* Begin *

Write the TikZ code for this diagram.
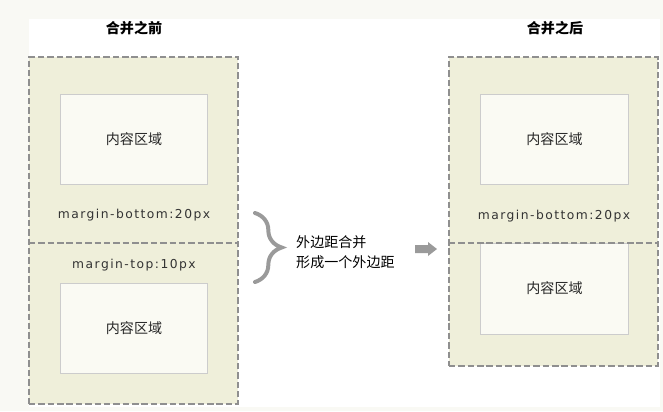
\documentclass[tikz,border=0pt]{standalone}
\usepackage{fontspec}
\setmainfont{DejaVu Sans}
\newfontfamily\cjk{Noto Sans CJK SC}
\usepackage{tikz}
\usetikzlibrary{
    arrows.meta,
    positioning,
    decorations.pathreplacing
}
\usepackage{xcolor}
\definecolor{pagebg}{HTML}{F9F9F4}
\definecolor{marginfill}{HTML}{EFEFDA}
\definecolor{contentfill}{HTML}{FAFAF3}
\definecolor{contentline}{HTML}{CCCCCC}
\definecolor{dashgray}{HTML}{8F8F8F}
\definecolor{textgray}{HTML}{333333}

\begin{document}
\begin{tikzpicture}[
        x=0.03cm,
        y=-0.03cm,
        marginbox/.style={
            rectangle,
            draw=dashgray,
            fill=marginfill,
            line width=0.9pt,
            dash pattern=on 5.5pt off 2.5pt,
            inner sep=0pt,
            minimum width=6.27cm
        },
        content/.style={
            rectangle,
            draw=contentline,
            fill=contentfill,
            line width=0.8pt,
            inner sep=0pt,
            minimum width=4.42cm,
            font=\cjk\fontsize{12}{14}\selectfont,
            text=black!85
        },
        marginlabel/.style={
            font=\fontsize{10.5}{12}\selectfont\addfontfeature{LetterSpace=12},
            text=textgray,
            inner sep=0pt
        },
        title/.style={
            font=\cjk\bfseries\fontsize{12}{14}\selectfont,
            inner sep=0pt
        },
        divider/.style={
            draw=dashgray,
            line width=0.9pt,
            dash pattern=on 5.5pt off 2.5pt
        }
    ]

    % page
    \fill[pagebg] (0,0) rectangle (663,411);
    \fill[white] (29,19) rectangle (660,407);

    % before merging
    \node[title] (titleBefore) at (134,28) {合并之前};
    \node[marginbox, minimum height=10.41cm] (before) at (133.5,230.5) {};
    \draw[divider] (29,243) -- (238,243);
    \node[content, minimum height=2.7cm] (contentA) at (134,139) {内容区域};
    \node[marginlabel] (bottomA) at (134,215) {margin-bottom:20px};
    \node[marginlabel] (topB) at (134,265) {margin-top:10px};
    \node[content, minimum height=2.7cm] (contentB) at (134,328) {内容区域};

    % brace, note and arrow
    \coordinate (braceTop) at (255,213);
    \coordinate (braceBot) at (255,282);
    \draw[dashgray!90, line width=3.4pt, line cap=round, decorate,
          decoration={brace, amplitude=0.8cm}] (braceTop) -- (braceBot);
    \node[anchor=west, align=left, inner sep=0pt,
          font=\cjk\fontsize{12}{17}\selectfont] (note) at (296,252)
          {外边距合并\\形成一个外边距};
    \coordinate (merge) at (415,249);
    \fill[dashgray!90] (merge) ++(0,-4) -- ++(13,0) -- ++(0,-3) -- ++(9,7)
        -- ++(-9,7) -- ++(0,-3) -- ++(-13,0) -- cycle;

    % after merging
    \node[title] (titleAfter) at (555,28) {合并之后};
    \node[marginbox, minimum height=9.27cm] (after) at (553.5,211.5) {};
    \node[content, minimum height=2.7cm] (contentC) at (554.5,139) {内容区域};
    \node[content, minimum height=2.73cm] (contentD) at (554.5,288.5) {内容区域};
    \draw[divider] (449,243) -- (658,243);
    \node[marginlabel] (bottomC) at (554,216) {margin-bottom:20px};

\end{tikzpicture}
\end{document}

* End *

Work to do
Please set down each line of the data above exactly as written, without the pictures.

The answer
Write the TikZ code for this diagram.
\documentclass[tikz,border=0pt]{standalone}
\usepackage{fontspec}
\setmainfont{DejaVu Sans}
\newfontfamily\cjk{Noto Sans CJK SC}
\usepackage{tikz}
\usetikzlibrary{
    arrows.meta,
    positioning,
    decorations.pathreplacing
}
\usepackage{xcolor}
\definecolor{pagebg}{HTML}{F9F9F4}
\definecolor{marginfill}{HTML}{EFEFDA}
\definecolor{contentfill}{HTML}{FAFAF3}
\definecolor{contentline}{HTML}{CCCCCC}
\definecolor{dashgray}{HTML}{8F8F8F}
\definecolor{textgray}{HTML}{333333}

\begin{document}
\begin{tikzpicture}[
        x=0.03cm,
        y=-0.03cm,
        marginbox/.style={
            rectangle,
            draw=dashgray,
            fill=marginfill,
            line width=0.9pt,
            dash pattern=on 5.5pt off 2.5pt,
            inner sep=0pt,
            minimum width=6.27cm
        },
        content/.style={
            rectangle,
            draw=contentline,
            fill=contentfill,
            line width=0.8pt,
            inner sep=0pt,
            minimum width=4.42cm,
            font=\cjk\fontsize{12}{14}\selectfont,
            text=black!85
        },
        marginlabel/.style={
            font=\fontsize{10.5}{12}\selectfont\addfontfeature{LetterSpace=12},
            text=textgray,
            inner sep=0pt
        },
        title/.style={
            font=\cjk\bfseries\fontsize{12}{14}\selectfont,
            inner sep=0pt
        },
        divider/.style={
            draw=dashgray,
            line width=0.9pt,
            dash pattern=on 5.5pt off 2.5pt
        }
    ]

    % page
    \fill[pagebg] (0,0) rectangle (663,411);
    \fill[white] (29,19) rectangle (660,407);

    % before merging
    \node[title] (titleBefore) at (134,28) {合并之前};
    \node[marginbox, minimum height=10.41cm] (before) at (133.5,230.5) {};
    \draw[divider] (29,243) -- (238,243);
    \node[content, minimum height=2.7cm] (contentA) at (134,139) {内容区域};
    \node[marginlabel] (bottomA) at (134,215) {margin-bottom:20px};
    \node[marginlabel] (topB) at (134,265) {margin-top:10px};
    \node[content, minimum height=2.7cm] (contentB) at (134,328) {内容区域};

    % brace, note and arrow
    \coordinate (braceTop) at (255,213);
    \coordinate (braceBot) at (255,282);
    \draw[dashgray!90, line width=3.4pt, line cap=round, decorate,
          decoration={brace, amplitude=0.8cm}] (braceTop) -- (braceBot);
    \node[anchor=west, align=left, inner sep=0pt,
          font=\cjk\fontsize{12}{17}\selectfont] (note) at (296,252)
          {外边距合并\\形成一个外边距};
    \coordinate (merge) at (415,249);
    \fill[dashgray!90] (merge) ++(0,-4) -- ++(13,0) -- ++(0,-3) -- ++(9,7)
        -- ++(-9,7) -- ++(0,-3) -- ++(-13,0) -- cycle;

    % after merging
    \node[title] (titleAfter) at (555,28) {合并之后};
    \node[marginbox, minimum height=9.27cm] (after) at (553.5,211.5) {};
    \node[content, minimum height=2.7cm] (contentC) at (554.5,139) {内容区域};
    \node[content, minimum height=2.73cm] (contentD) at (554.5,288.5) {内容区域};
    \draw[divider] (449,243) -- (658,243);
    \node[marginlabel] (bottomC) at (554,216) {margin-bottom:20px};

\end{tikzpicture}
\end{document}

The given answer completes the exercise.